Leave the pictures out. Return all other data exactly.
#####
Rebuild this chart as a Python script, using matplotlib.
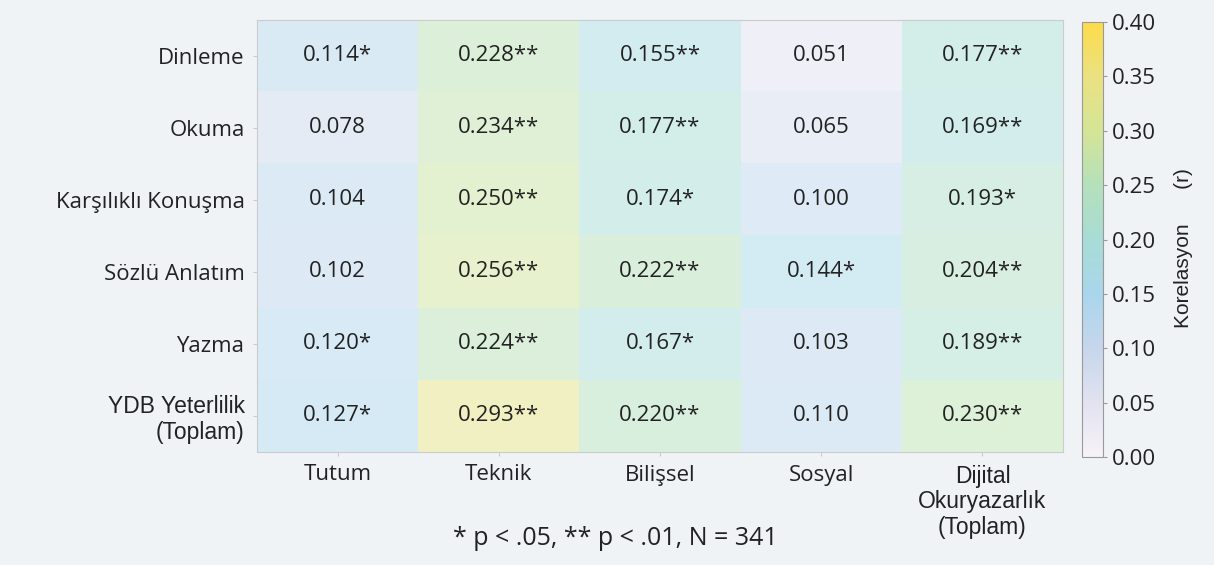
import matplotlib
matplotlib.use("Agg")
import matplotlib.pyplot as plt
import numpy as np
from matplotlib.colors import LinearSegmentedColormap, Normalize

rows = ["Dinleme", "Okuma", "Karşılıklı Konuşma", "Sözlü Anlatım", "Yazma",
        "YDB Yeterlilik\n(Toplam)"]
cols = ["Tutum", "Teknik", "Bilişsel", "Sosyal", "Dijital\nOkuryazarlık\n(Toplam)"]
r_values = np.array([
    [0.114, 0.228, 0.155, 0.051, 0.177],
    [0.078, 0.234, 0.177, 0.065, 0.169],
    [0.104, 0.250, 0.174, 0.100, 0.193],
    [0.102, 0.256, 0.222, 0.144, 0.204],
    [0.120, 0.224, 0.167, 0.103, 0.189],
    [0.127, 0.293, 0.220, 0.110, 0.230],
])
stars = [
    ["*", "**", "**", "", "**"],
    ["", "**", "**", "", "**"],
    ["", "**", "*", "", "*"],
    ["", "**", "**", "*", "**"],
    ["*", "**", "*", "", "**"],
    ["*", "**", "**", "", "**"],
]

bg = "#eff3f6"
txt = "#222222"
font = "Open Sans"
cmap = LinearSegmentedColormap.from_list(
    "kor", ["#f6f2f8", "#e2e2f0", "#c6d6ec", "#a9d6ec", "#a8dcd6",
            "#b4e0bc", "#d4e596", "#ebe182", "#fddc4a"])

fig = plt.figure(figsize=(12.14, 5.65), dpi=100, facecolor=bg)
ax = fig.add_axes([0.2117, 0.200, 0.664, 0.765])
cax = fig.add_axes([0.891, 0.191, 0.0173, 0.770])

# cells are drawn lighter and on a slightly tighter scale than the colorbar
im = ax.imshow(r_values, cmap=cmap, norm=Normalize(0, 0.35), aspect="auto", alpha=0.5)
for i in range(len(rows)):
    for j in range(len(cols)):
        ax.text(j, i, f"{r_values[i, j]:.3f}{stars[i][j]}", ha="center", va="center",
                fontsize=16, family=font, color=txt)

ax.set_xticks(range(len(cols)))
ax.set_xticklabels(cols, fontsize=16, family=font, color=txt, linespacing=1.15)
ax.set_yticks(range(len(rows)))
ax.set_yticklabels(rows, fontsize=16, family=font, color=txt, linespacing=1.15)
# the two total labels use a plainer sans
for lab in [ax.get_xticklabels()[-1], ax.get_yticklabels()[-1]]:
    lab.set_family("Liberation Sans")
    lab.set_fontsize(16.5)
ax.tick_params(length=3, color="#cccccc", pad=6)
for s in ax.spines.values():
    s.set_color("#cccccc")

sm = plt.cm.ScalarMappable(cmap=cmap, norm=Normalize(0, 0.4))
cb = fig.colorbar(sm, cax=cax)
cb.set_ticks(np.arange(0, 0.41, 0.05))
cb.ax.tick_params(labelsize=16, length=3, color="#999999", labelcolor=txt)
for t in cb.ax.get_yticklabels():
    t.set_family(font)
cb.outline.set_edgecolor("#999999")
cb.set_label("Korelasyon      (r)", fontsize=15, family="Liberation Sans", color=txt)
cb.ax.yaxis.set_label_coords(4.4, 0.48)

fig.text(0.507, 0.035, "* p < .05, ** p < .01, N = 341", ha="center", fontsize=18,
         family=font, color=txt)

fig.savefig("out.png", dpi=100, facecolor=bg)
#####
§ **Problem solution**
Rebuild this chart as a Python script, using matplotlib.
import matplotlib
matplotlib.use("Agg")
import matplotlib.pyplot as plt
import numpy as np
from matplotlib.colors import LinearSegmentedColormap, Normalize

rows = ["Dinleme", "Okuma", "Karşılıklı Konuşma", "Sözlü Anlatım", "Yazma",
        "YDB Yeterlilik\n(Toplam)"]
cols = ["Tutum", "Teknik", "Bilişsel", "Sosyal", "Dijital\nOkuryazarlık\n(Toplam)"]
r_values = np.array([
    [0.114, 0.228, 0.155, 0.051, 0.177],
    [0.078, 0.234, 0.177, 0.065, 0.169],
    [0.104, 0.250, 0.174, 0.100, 0.193],
    [0.102, 0.256, 0.222, 0.144, 0.204],
    [0.120, 0.224, 0.167, 0.103, 0.189],
    [0.127, 0.293, 0.220, 0.110, 0.230],
])
stars = [
    ["*", "**", "**", "", "**"],
    ["", "**", "**", "", "**"],
    ["", "**", "*", "", "*"],
    ["", "**", "**", "*", "**"],
    ["*", "**", "*", "", "**"],
    ["*", "**", "**", "", "**"],
]

bg = "#eff3f6"
txt = "#222222"
font = "Open Sans"
cmap = LinearSegmentedColormap.from_list(
    "kor", ["#f6f2f8", "#e2e2f0", "#c6d6ec", "#a9d6ec", "#a8dcd6",
            "#b4e0bc", "#d4e596", "#ebe182", "#fddc4a"])

fig = plt.figure(figsize=(12.14, 5.65), dpi=100, facecolor=bg)
ax = fig.add_axes([0.2117, 0.200, 0.664, 0.765])
cax = fig.add_axes([0.891, 0.191, 0.0173, 0.770])

# cells are drawn lighter and on a slightly tighter scale than the colorbar
im = ax.imshow(r_values, cmap=cmap, norm=Normalize(0, 0.35), aspect="auto", alpha=0.5)
for i in range(len(rows)):
    for j in range(len(cols)):
        ax.text(j, i, f"{r_values[i, j]:.3f}{stars[i][j]}", ha="center", va="center",
                fontsize=16, family=font, color=txt)

ax.set_xticks(range(len(cols)))
ax.set_xticklabels(cols, fontsize=16, family=font, color=txt, linespacing=1.15)
ax.set_yticks(range(len(rows)))
ax.set_yticklabels(rows, fontsize=16, family=font, color=txt, linespacing=1.15)
# the two total labels use a plainer sans
for lab in [ax.get_xticklabels()[-1], ax.get_yticklabels()[-1]]:
    lab.set_family("Liberation Sans")
    lab.set_fontsize(16.5)
ax.tick_params(length=3, color="#cccccc", pad=6)
for s in ax.spines.values():
    s.set_color("#cccccc")

sm = plt.cm.ScalarMappable(cmap=cmap, norm=Normalize(0, 0.4))
cb = fig.colorbar(sm, cax=cax)
cb.set_ticks(np.arange(0, 0.41, 0.05))
cb.ax.tick_params(labelsize=16, length=3, color="#999999", labelcolor=txt)
for t in cb.ax.get_yticklabels():
    t.set_family(font)
cb.outline.set_edgecolor("#999999")
cb.set_label("Korelasyon      (r)", fontsize=15, family="Liberation Sans", color=txt)
cb.ax.yaxis.set_label_coords(4.4, 0.48)

fig.text(0.507, 0.035, "* p < .05, ** p < .01, N = 341", ha="center", fontsize=18,
         family=font, color=txt)

fig.savefig("out.png", dpi=100, facecolor=bg)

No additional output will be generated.